Mi primera noción de la existencia del Monte Athos me llegó por casualidad quince años atras cuando mi compañero Steve, de ascendencia griega, volvió de vacaciones con un libro de fotografías que mostraba unos sobrios monasterios milagrosamente fijados a unos acantilados erosionados por siglos de inmisericordes mareas.
Steve había pasado unos días con su padre en un intento de compensar una prolongada ausencia del techo familiar motivada por cierta alergia a los usos y costumbres de la tierra que le había visto nacer. Y que mejor catarsis que sumergirse, guiado por su padre, en la fuente espiritual de la Grecia bizantina, refugio de un imperio extinguido y del que no queda mas que este jirón preservado en la pequeña península de la Macedonia central.

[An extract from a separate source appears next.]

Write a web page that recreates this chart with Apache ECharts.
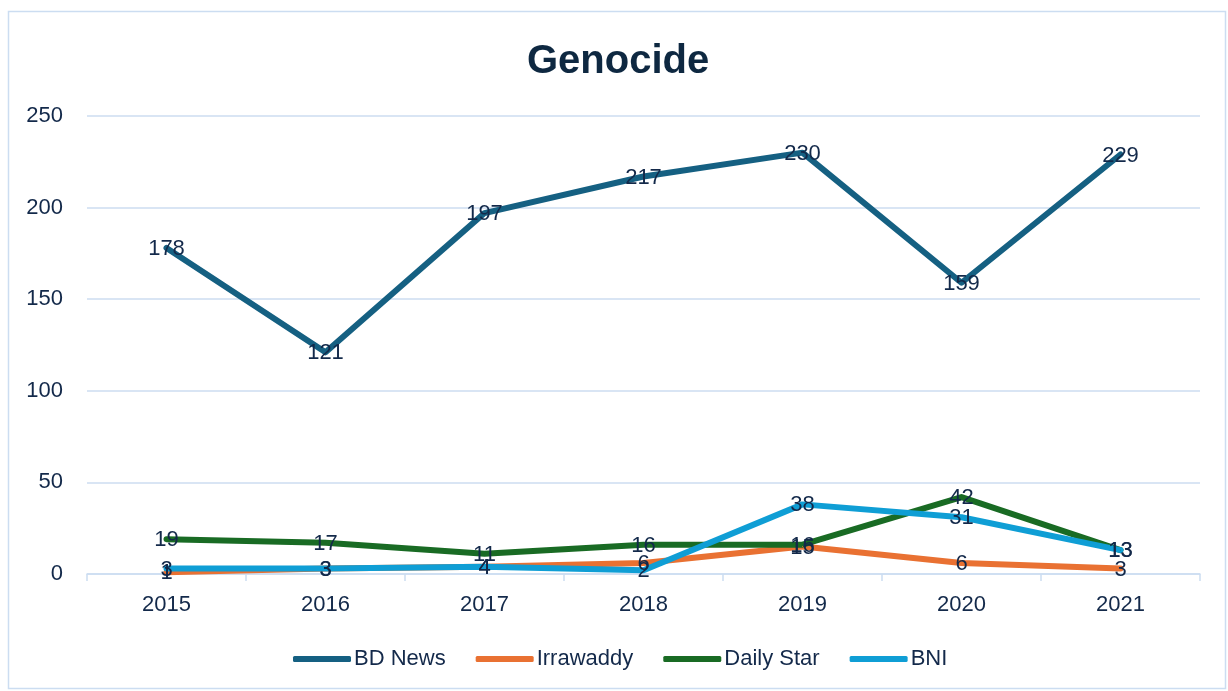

Difícilmente se me olvidarán las historias que los días siguientes a su llegada nos fue contando en las breves pausas del café y que a mi me recordaban a las viejas películas de aventuras con ese tono un tanto desvaído que tanto disfrutaba las tarde de los fines de semana en mi infancia.
Desde entonces me ha perseguido el recuerdo de esos monasterios, recuerdo que se ha visto alimentado estos años gracias a los escasos libros sobre la vida Athonita editados en castellano, por las casi inexistentes webs y desde hace tres años por mis periódicas visitas a este extinto universo.